THE DAY OF THE BEATLES

It got to the point a few years back where I just couldn’t listen to The Beatles any more. Ubiquity, the Anthology TV show, Oasis and the horrible legacy of Britpop rather soured the music for me. It took a good few years of scouring my ears clean with Coil, Liars and horrible twenty minute long avant-jazz epics before I could bare to go back again.

I’m glad I did. Never trust a man who claims that the Rolling Stones were better, for that man is foolish, wrong, showing off and probably lists his albums alphabetically. Still, I was sceptical about the new remasters. But, with some birthday vouchers going spare, I picked up Please, Please Me and The White Album.

Please Please Me is dandy, but it's The White Album I was particularly interested in. It's long been my favourite Beatles record (and indeed the favourite of all well-minded folk). It’s really quite peculiar listening to some of these songs again, songs that I’ve known for years, and spotting all the detail that was hidden there all along, buried in the weak 1987 editions. There’s a shrill ‘aaaaaahhhhhhhh’ on ‘Dear Prudence’; background noise on the earlier editions, here it’s really quite unnerving. Likewise, backing vocals I previously thought to be solo efforts are suddenly revealed to be the rest of the band joining in the fun.

But the thing that’s jumping out most from The White Album is Ringo. Poor old Ringo, his stick skills the butt of many a joke. Weird, given that at worst he was still perfectly competent. Here and now he sounds like an iron-clad percussionist Terminator. Rarely showy, but heavy, and exactly the backbone that this band needed.

I don’t normally go in for remasters – I’m reviewing the Kraftwerk box set for Clash at the moment and the difference between the old and new versions is fairly neglible. In the case of the new Beatles editions it really is comparable to the leap from blurry old VHS to a pin-sharp Blu-Ray. Good stuff.

PAST IT?

A short review by me of the latest Mary Anne Hobbs dubstep compilation after the link.

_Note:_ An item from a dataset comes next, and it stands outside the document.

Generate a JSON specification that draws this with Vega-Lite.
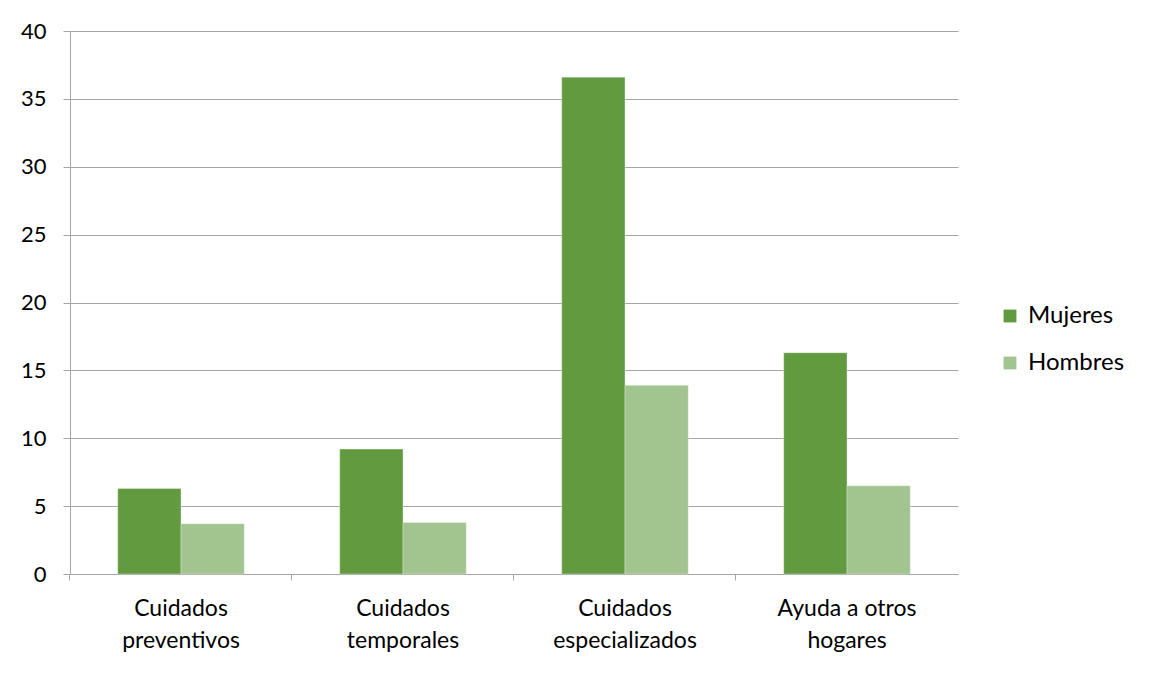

http://www.clashmusic.com/reviews/mary-anne-hobbs-presentswild-angels

Must admit, I’m not too happy with this one. It was written last minute, after a couple of weeks struggling to decide whether the fact that I don’t like wonky very much meant I was too old and past it, or that it was just an inferior compilation, compared to its peerless big brother, Warrior Dubz. I settled on the latter. But then I would, wouldn’t I?

Tuesday, 8 September 2009

Beak>

One of the more unexpected and delightful career revivals of late has been the re-emergence of Geoff Barrow, returning from years in the wilderness, pretending to be Oscar the Grouch and scowling through Mark Ronson’s living room window.

First there was Portishead’s astounding Third, a record I think we all thought would sound like a poor retread of Dummy, but which instead sounded like the album of 2008. An album, remarkably, that was worth that ten year wait.

Then he produced The Horrors’ Primary Colours (recorded about 30 seconds away from my house, fact fans), drenching it in a fug of sonic dread and despair – and turning a hyped, but underachieving, band into one of this year’s most exciting in the process.

And now he’s started a new band. Beak> sound pretty different to Portishead, but there’s definitely some connections with the sonic palettes of Third and Primary Colours. There’s a little Joy Division in there, and a lot of NEU! and Silver Apples. ‘Backwell’, ‘I Know’ and ‘Iron Acton’ are particularly groovesome, while ‘Ham Green’ takes a weird sludge-rock approach.

Most of album, pithilly named "Recordings 05/01/09 > 17/01/09”, can be streamed for free at www.beak.bandcamp.com, or you can buy it from Barrow’s own Invada Records. And you should.

The Fear

THE FEAR
Richard Curtis is apparently writing an episode of Matt Smith’s first year of Doctor Who.

I guess this is good news. He’s a big name writer with his own fanbase and a string of hits to his name. He co-wrote Blackadder fer fecks sake, and it’ll get the press interested. Buuuuut…

He also wrote Love Actually – one of this decade’s more tedious mega-hits. A movie drowning in sentimentality, Little Englandisms and tedious stereotypes.

I’m deeply excited about season 5, thrilled about Matt and Karen and the bits and bobs that I’ve heard, but this gives me a mild case of the collywobbles. C’mon Dickie, make it a good ‘un.

THE FEAR REDUX
Warning: A big bastard spider after the jump. But a big bastard spider named David Bowie…

http://www.telegraph.co.uk/earth/earthnews/6150060/Rare-yellow-spider-named-after-David-Bowie.html

THE “R.I.P. SWELLS, YOU WERE ETERNALLY WRONG BUT FUNNY” QUOTE OF THE DAY
“Curse you. Morrisons. Only two letters away from Morrissey, the Lord Voldemort of shit pop.”